Bailey’s Chocolate Chip Cookies
1/2 cup (1 stick) butter
1/2 cup white sugar
1/2 cup brown sugar
1 egg
1 teaspoon vanilla
1/2 cup Bailey’s Irish Cream
2.25 cups cake flour (I used White Whole Wheat; She used All Purpose for hers.)
1/2 tsp. baking soda
1/2 tsp. salt
6 oz. chocolate chips (I used mini-chocolate chips
¾ c coconut flakes (skipped per Meghan's adaptation - why detract from the Bailey's?)
½ c. chopped pecans (skipped see above)

1. Cream butter and sugars until smooth.
2. Add egg, vanilla and Bailey’s; mix well.*
3. Combine flour, baking soda and salt; add to the mixture a little at a time until thoroughly blended. (I added the flour in thirds.)
4. Add chips, etc. Mix.
5. Drop by spoonful onto a greased cookie sheet.**
6. Bake in 375 degrees for 10 – 12 minutes.

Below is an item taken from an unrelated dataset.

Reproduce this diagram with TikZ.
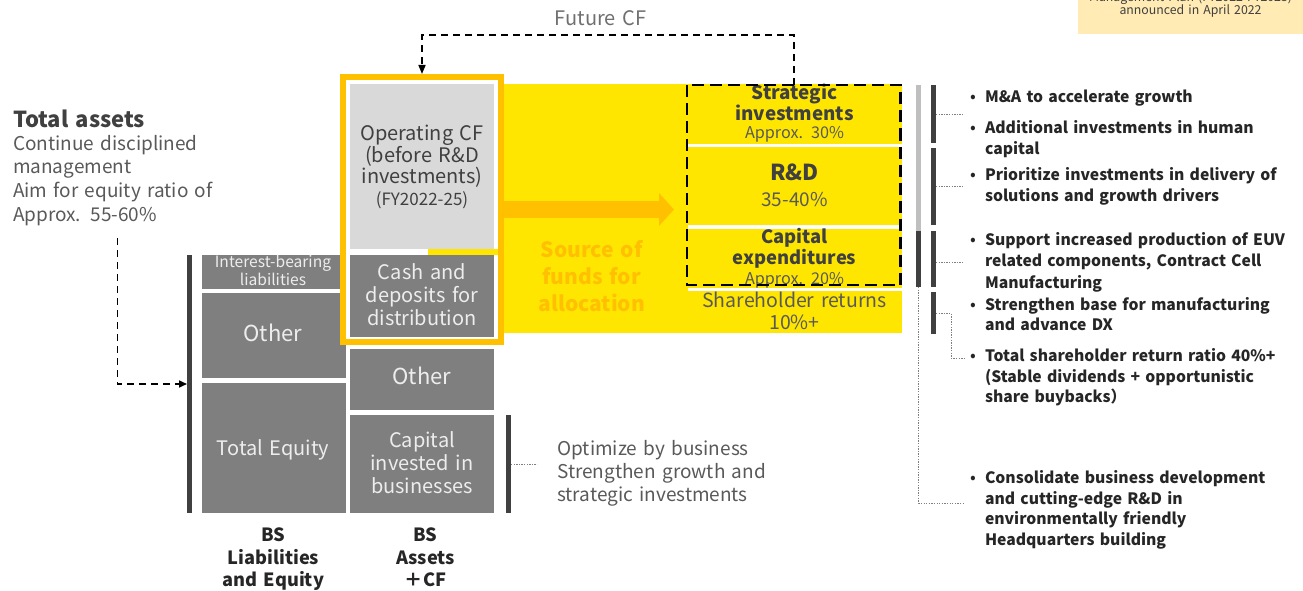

*If you are me this is where you add milk to the measuring cup and drink milk with hint of Bailey's. Because you can.
**Using a 1 Tablespoon Scoop my yield was approximately 50 cookies, in spite of eating (plenty of) batter. Meghan's yield was 3 dozen. Presumably because dropping leads to a more traditional cookie shape.